══ Data excerpt ══

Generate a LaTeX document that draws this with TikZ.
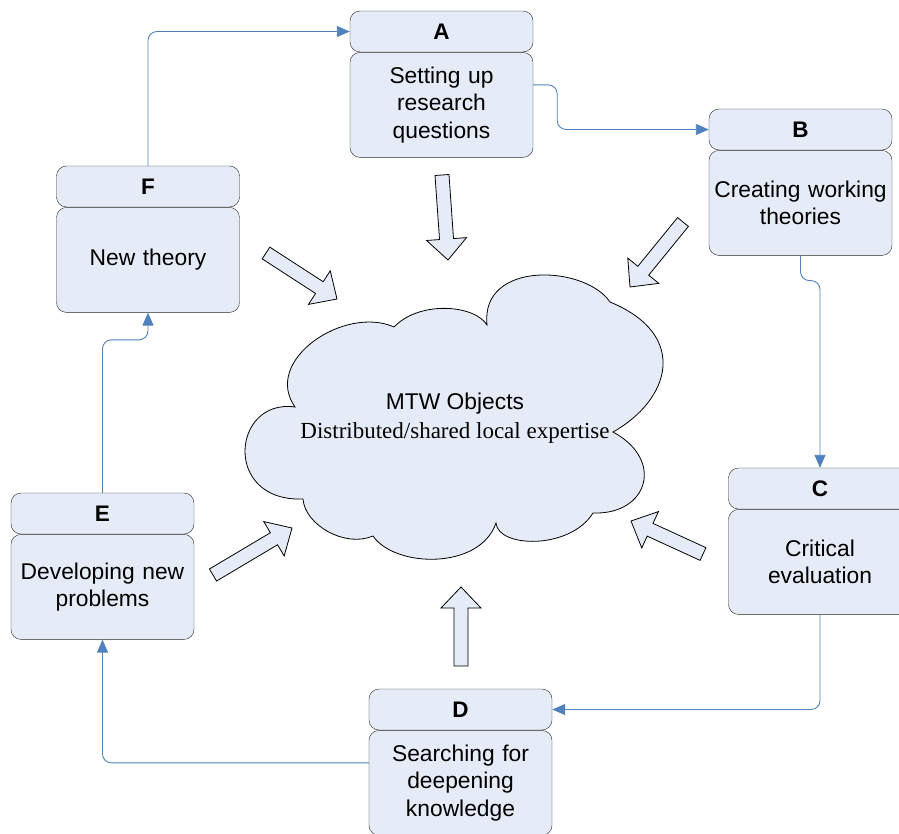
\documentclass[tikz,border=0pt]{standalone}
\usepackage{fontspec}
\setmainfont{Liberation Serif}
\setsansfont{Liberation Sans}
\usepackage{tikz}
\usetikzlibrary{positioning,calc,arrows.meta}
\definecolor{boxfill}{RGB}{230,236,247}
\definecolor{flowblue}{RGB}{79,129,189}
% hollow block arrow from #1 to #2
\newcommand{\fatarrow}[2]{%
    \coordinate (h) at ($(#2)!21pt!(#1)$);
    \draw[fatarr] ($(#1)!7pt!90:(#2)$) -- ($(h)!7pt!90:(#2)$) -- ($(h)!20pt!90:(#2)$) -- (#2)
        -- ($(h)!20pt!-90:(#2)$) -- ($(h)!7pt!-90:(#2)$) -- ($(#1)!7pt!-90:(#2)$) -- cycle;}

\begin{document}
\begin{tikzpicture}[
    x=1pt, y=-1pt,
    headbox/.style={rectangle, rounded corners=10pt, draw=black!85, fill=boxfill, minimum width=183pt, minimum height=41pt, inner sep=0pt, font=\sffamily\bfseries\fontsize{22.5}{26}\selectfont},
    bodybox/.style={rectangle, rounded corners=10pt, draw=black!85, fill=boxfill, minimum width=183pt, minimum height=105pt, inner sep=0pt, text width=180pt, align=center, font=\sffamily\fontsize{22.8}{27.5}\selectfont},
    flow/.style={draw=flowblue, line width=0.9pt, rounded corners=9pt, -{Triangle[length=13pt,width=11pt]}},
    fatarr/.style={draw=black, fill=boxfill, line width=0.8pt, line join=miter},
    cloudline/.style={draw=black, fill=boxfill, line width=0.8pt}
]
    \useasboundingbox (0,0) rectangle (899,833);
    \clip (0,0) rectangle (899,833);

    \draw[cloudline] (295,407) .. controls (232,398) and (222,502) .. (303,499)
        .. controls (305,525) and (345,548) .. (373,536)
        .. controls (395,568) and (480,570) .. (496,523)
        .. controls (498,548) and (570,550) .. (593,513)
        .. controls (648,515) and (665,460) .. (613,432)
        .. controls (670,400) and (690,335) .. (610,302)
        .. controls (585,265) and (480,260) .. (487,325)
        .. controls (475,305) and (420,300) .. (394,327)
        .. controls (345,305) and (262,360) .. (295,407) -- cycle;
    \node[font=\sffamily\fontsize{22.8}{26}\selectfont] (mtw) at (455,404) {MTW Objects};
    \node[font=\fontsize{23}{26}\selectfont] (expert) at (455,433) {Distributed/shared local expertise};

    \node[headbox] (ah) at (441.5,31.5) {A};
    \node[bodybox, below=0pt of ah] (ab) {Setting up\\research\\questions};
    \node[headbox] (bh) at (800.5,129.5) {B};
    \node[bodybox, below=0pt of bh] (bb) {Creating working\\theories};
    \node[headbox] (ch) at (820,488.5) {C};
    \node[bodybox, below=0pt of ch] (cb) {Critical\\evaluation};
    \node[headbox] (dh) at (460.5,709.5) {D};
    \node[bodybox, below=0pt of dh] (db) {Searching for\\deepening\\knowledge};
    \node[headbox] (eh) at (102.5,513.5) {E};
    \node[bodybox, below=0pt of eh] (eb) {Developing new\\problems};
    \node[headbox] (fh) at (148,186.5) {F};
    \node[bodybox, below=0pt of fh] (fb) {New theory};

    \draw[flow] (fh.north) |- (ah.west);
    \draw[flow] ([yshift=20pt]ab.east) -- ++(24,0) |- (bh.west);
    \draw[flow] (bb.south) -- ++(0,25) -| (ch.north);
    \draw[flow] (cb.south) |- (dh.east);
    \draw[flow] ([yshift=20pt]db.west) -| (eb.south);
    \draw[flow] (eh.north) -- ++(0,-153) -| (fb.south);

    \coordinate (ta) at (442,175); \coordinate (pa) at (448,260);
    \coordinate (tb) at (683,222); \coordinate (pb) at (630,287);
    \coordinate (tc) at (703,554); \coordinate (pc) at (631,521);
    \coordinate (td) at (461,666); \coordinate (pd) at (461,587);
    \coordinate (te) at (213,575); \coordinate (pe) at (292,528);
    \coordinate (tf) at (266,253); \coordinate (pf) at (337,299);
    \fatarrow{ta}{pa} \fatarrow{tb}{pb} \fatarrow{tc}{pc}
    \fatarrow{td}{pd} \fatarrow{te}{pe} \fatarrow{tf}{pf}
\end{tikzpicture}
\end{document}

═══

» **Job**
Set the lines above down again, word for word, from the first through the one containing "-- ($(h)!20pt!-90:(#2)$) -- ($(h)!7pt!-90:(#2)$)"; pictures excluded.

» **Reply to the exercise**
Generate a LaTeX document that draws this with TikZ.
\documentclass[tikz,border=0pt]{standalone}
\usepackage{fontspec}
\setmainfont{Liberation Serif}
\setsansfont{Liberation Sans}
\usepackage{tikz}
\usetikzlibrary{positioning,calc,arrows.meta}
\definecolor{boxfill}{RGB}{230,236,247}
\definecolor{flowblue}{RGB}{79,129,189}
% hollow block arrow from #1 to #2
\newcommand{\fatarrow}[2]{%
    \coordinate (h) at ($(#2)!21pt!(#1)$);
    \draw[fatarr] ($(#1)!7pt!90:(#2)$) -- ($(h)!7pt!90:(#2)$) -- ($(h)!20pt!90:(#2)$) -- (#2)
        -- ($(h)!20pt!-90:(#2)$) -- ($(h)!7pt!-90:(#2)$) -- ($(#1)!7pt!-90:(#2)$) -- cycle;}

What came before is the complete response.